**Task to complete**.
Retype nothing but the lines from the start of the material up to and including the line with "var yMin = 2090.15, yMax". Pictures don't belong in the copy.

----- Dataset content

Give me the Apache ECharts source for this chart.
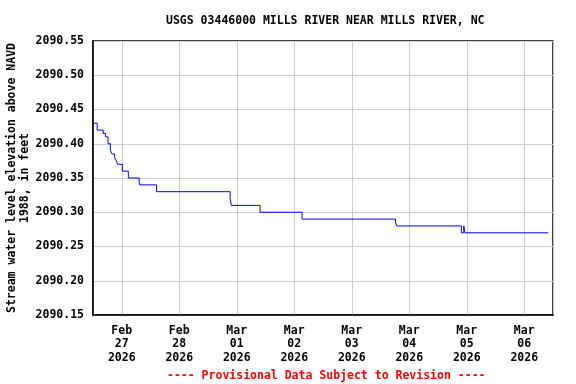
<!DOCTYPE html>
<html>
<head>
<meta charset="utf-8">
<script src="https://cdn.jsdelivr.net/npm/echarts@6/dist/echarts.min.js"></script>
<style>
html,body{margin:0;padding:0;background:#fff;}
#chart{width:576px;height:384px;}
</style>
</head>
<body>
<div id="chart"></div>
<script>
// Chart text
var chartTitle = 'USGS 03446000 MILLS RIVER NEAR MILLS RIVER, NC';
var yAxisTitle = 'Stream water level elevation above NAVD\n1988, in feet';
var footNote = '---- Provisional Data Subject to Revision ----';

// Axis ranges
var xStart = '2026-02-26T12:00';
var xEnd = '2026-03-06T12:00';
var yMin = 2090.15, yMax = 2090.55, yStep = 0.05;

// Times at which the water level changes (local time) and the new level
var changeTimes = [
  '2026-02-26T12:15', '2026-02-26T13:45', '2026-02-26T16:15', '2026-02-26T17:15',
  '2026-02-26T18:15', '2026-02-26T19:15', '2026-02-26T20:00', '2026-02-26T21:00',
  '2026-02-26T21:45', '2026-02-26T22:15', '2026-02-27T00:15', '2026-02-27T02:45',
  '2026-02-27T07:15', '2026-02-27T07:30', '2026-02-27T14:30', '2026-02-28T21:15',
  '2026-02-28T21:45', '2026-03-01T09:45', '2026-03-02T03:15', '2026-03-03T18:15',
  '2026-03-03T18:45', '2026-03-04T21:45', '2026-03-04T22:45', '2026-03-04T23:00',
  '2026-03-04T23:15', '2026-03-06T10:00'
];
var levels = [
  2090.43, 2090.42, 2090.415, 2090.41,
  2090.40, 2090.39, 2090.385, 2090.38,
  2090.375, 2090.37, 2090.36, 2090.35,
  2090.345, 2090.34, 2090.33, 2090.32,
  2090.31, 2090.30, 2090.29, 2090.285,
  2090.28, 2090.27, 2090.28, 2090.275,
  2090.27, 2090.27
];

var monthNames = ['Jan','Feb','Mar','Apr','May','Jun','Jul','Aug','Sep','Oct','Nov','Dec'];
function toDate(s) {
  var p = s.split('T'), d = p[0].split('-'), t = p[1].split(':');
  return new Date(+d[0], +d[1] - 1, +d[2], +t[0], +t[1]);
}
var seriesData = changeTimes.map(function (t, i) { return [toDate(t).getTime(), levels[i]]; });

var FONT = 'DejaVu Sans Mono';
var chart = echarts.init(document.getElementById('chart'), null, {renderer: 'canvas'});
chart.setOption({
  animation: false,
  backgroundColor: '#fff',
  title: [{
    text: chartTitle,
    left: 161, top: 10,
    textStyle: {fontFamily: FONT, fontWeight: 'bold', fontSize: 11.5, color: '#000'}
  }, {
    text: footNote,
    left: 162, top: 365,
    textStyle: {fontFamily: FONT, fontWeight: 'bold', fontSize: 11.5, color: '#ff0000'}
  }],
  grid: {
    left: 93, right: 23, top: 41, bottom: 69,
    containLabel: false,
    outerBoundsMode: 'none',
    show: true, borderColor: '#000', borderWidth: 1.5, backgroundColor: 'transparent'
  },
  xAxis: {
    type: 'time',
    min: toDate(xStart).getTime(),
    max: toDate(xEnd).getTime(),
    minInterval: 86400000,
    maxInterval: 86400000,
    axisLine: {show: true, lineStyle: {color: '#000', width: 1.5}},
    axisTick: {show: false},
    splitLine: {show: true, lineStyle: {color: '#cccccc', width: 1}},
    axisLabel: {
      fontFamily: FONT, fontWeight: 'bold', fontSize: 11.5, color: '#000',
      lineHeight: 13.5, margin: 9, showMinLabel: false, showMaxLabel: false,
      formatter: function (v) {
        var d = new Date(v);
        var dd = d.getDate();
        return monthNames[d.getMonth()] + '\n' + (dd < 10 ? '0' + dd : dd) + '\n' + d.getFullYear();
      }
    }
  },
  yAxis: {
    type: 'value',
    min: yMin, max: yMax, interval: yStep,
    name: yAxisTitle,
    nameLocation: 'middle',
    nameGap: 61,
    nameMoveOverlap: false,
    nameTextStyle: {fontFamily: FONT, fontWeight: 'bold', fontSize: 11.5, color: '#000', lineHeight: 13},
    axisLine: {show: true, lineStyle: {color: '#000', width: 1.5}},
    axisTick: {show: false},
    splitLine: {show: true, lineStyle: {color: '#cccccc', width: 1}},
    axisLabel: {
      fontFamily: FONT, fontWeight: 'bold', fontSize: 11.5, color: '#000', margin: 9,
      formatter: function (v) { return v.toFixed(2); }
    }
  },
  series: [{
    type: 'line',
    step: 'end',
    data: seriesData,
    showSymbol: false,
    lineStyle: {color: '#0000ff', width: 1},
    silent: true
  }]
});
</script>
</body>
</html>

----------

**Complete response**.
Give me the Apache ECharts source for this chart.
<!DOCTYPE html>
<html>
<head>
<meta charset="utf-8">
<script src="https://cdn.jsdelivr.net/npm/echarts@6/dist/echarts.min.js"></script>
<style>
html,body{margin:0;padding:0;background:#fff;}
#chart{width:576px;height:384px;}
</style>
</head>
<body>
<div id="chart"></div>
<script>
// Chart text
var chartTitle = 'USGS 03446000 MILLS RIVER NEAR MILLS RIVER, NC';
var yAxisTitle = 'Stream water level elevation above NAVD\n1988, in feet';
var footNote = '---- Provisional Data Subject to Revision ----';

// Axis ranges
var xStart = '2026-02-26T12:00';
var xEnd = '2026-03-06T12:00';
var yMin = 2090.15, yMax = 2090.55, yStep = 0.05;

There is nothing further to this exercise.